The Mexican Government Audit Office has issued an official statement, criticizing the Bank of Mexico for not auditing the gold it has supposedly bought and stored at the Bank of England. The auditors ask the Central Bank of Mexico to “make a physical inspection with the counterparty that has the gold under its custody, in order to be able to verify and validate its physical wholeness and compliance with the terms and conditions of dealing with this asset.”
Global Financial Intelligence and the Gold Anti-Trust Action Committee report that the actions of the Mexican Government Audit Office are the result of a long campaign lead by Guillermo Barba, a Mexican civil activist and investigative journalist.
The Government Audit Office has concluded that 95% of the gold reserves of the Bank of Mexico are stored abroad and 99% of this gold is stored with the Bank of England. However, the Mexican central bank has never inspected the gold it bought, has not performed purity tests on it and doesn’t even have a list of all the gold bars stored in London. In their current state, Mexico’s gold reserves are no more than “paper gold” in the meaning that the Bank of Mexico doesn’t have any physical gold, but mere “claims” on a certain amount of gold supposedly held by the Bank of England.
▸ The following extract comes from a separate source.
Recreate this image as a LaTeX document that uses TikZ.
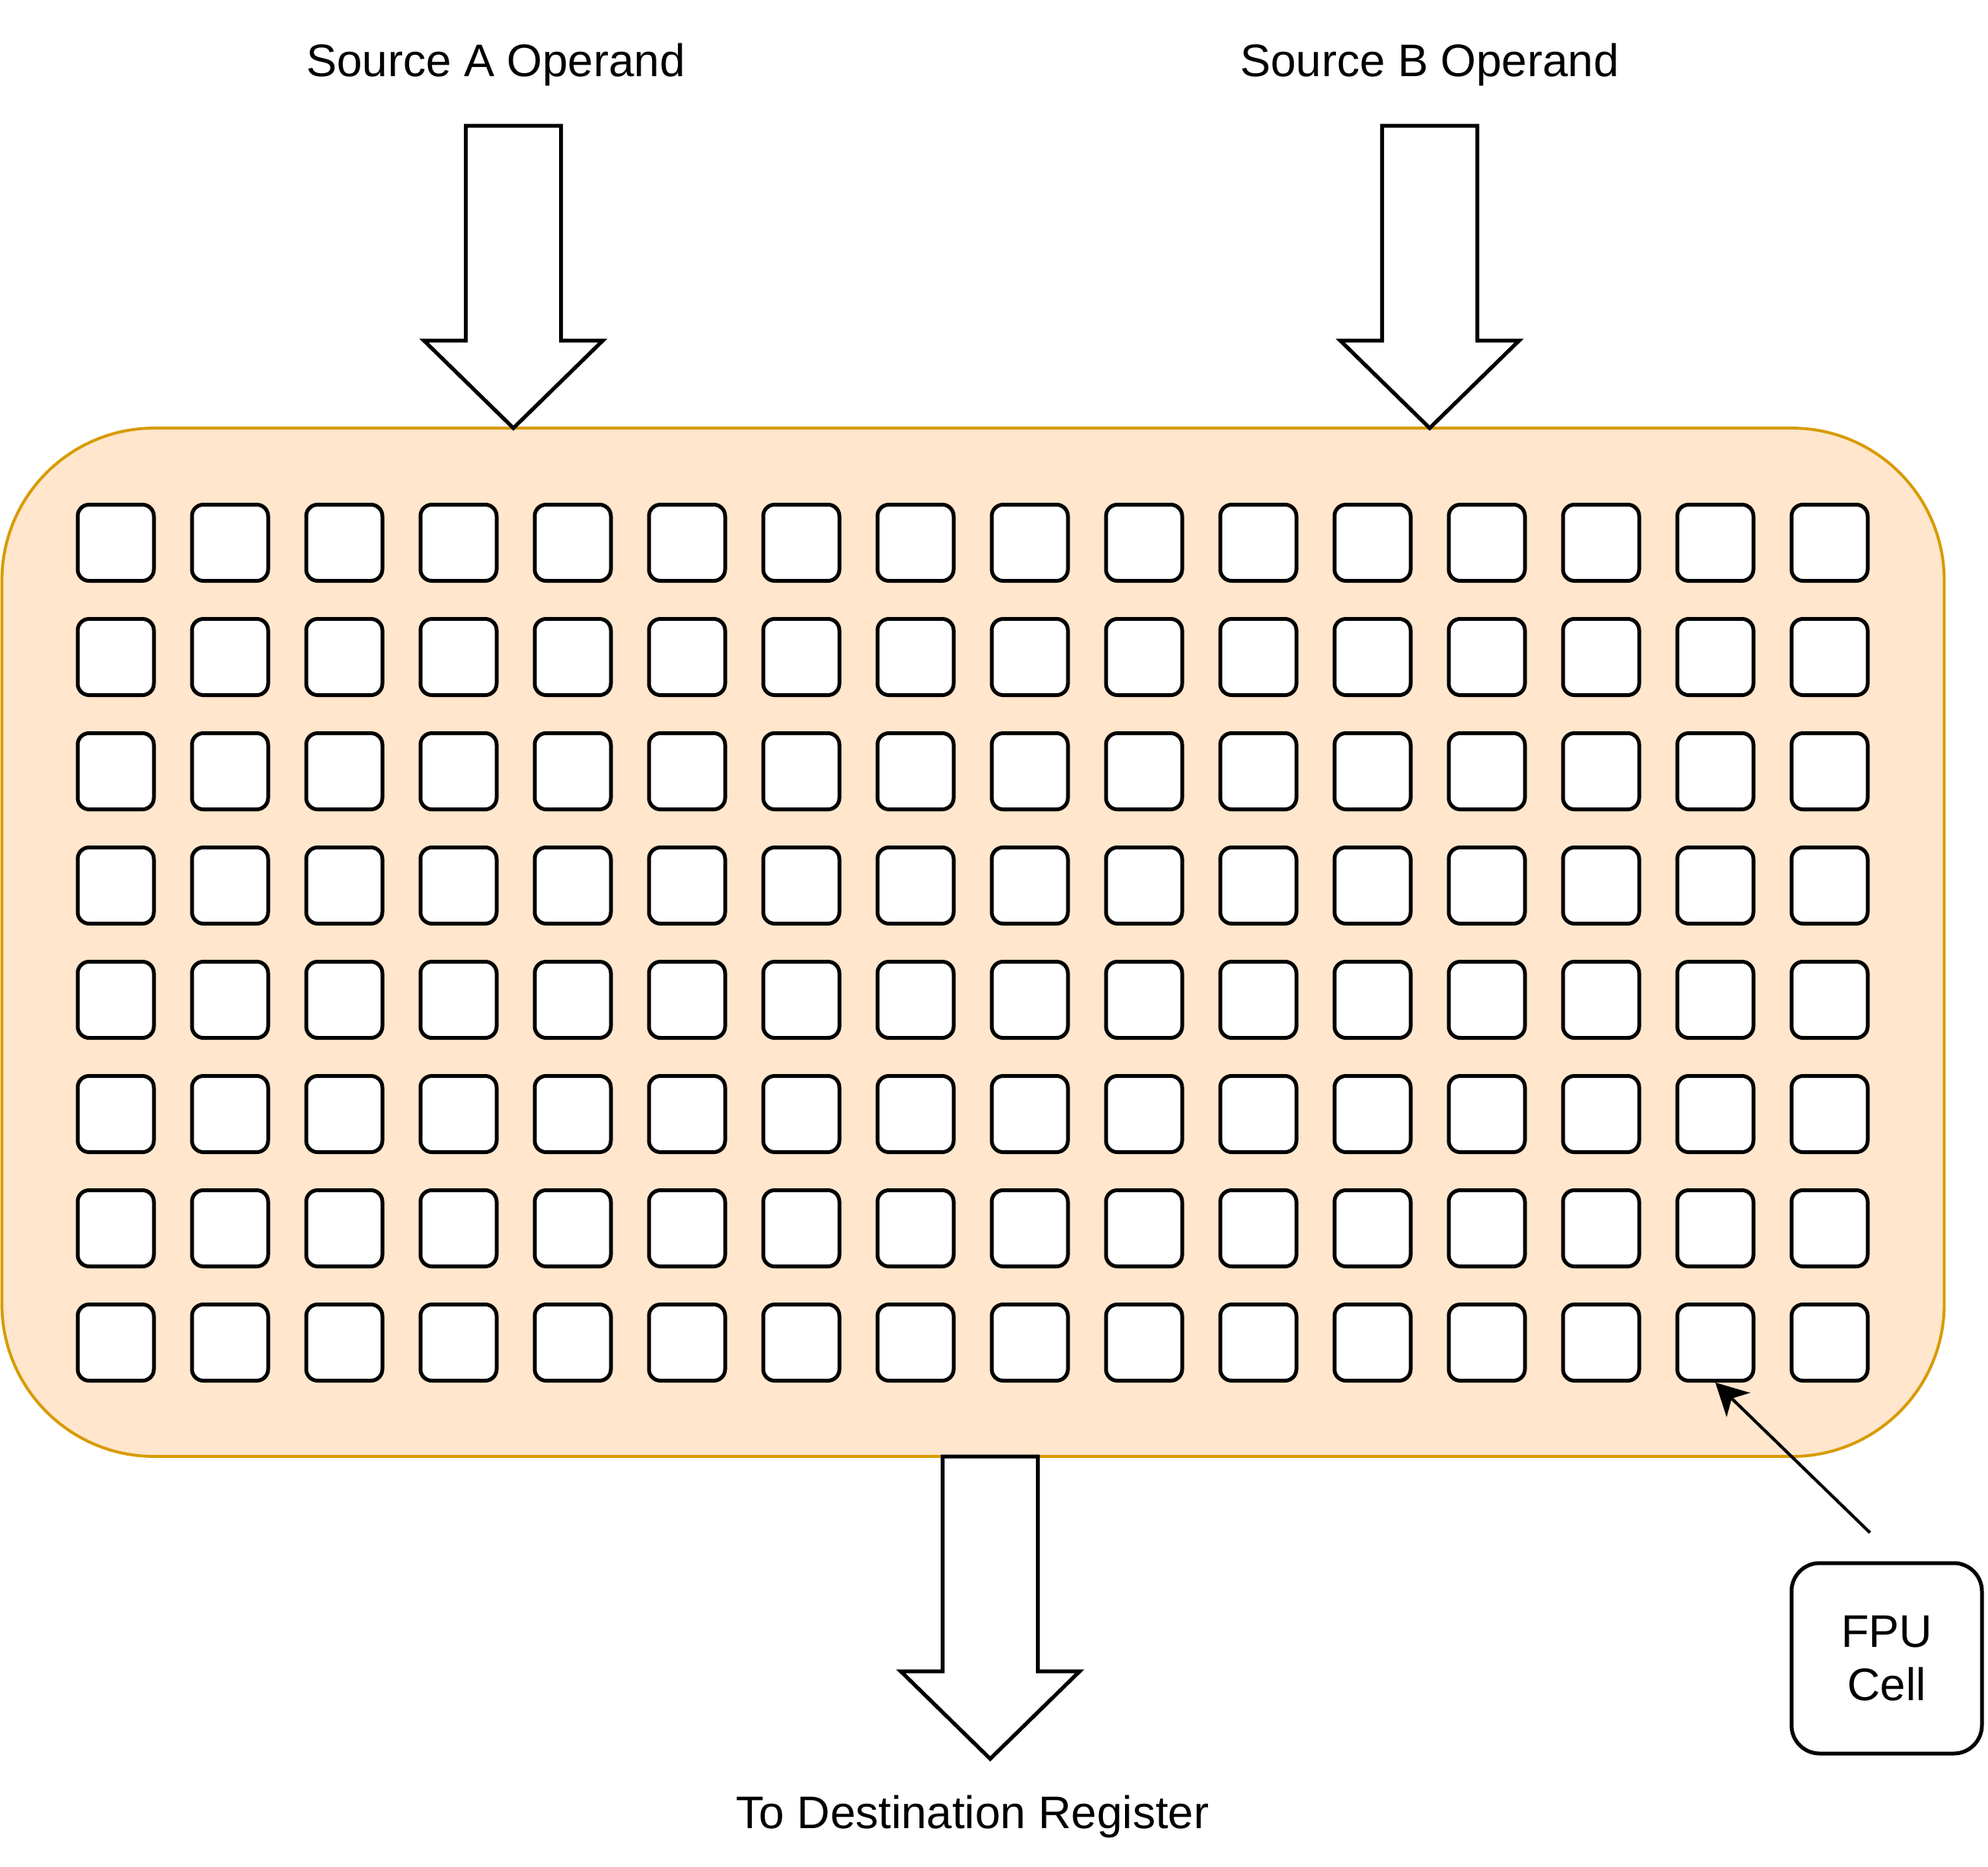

Bill Gross, the Chief Investment Officer of PIMCO (the world’s largest bond fund) has recently said that “Central banks distrust each other”. The pending audit of the Mexican gold reserves is not a singular case of actions that show a high level of mutual distrust among central banks. The latest move of the Bundesbank, which demanded the repatriation of its gold holding from Bank of New York, Bank of England and Banque de France, is another sign of distrust in the world’s financial system. It is quite probable that after the audit, Mexico will decide to repatriate its gold holdings, possibly prompting other countries to follow suit.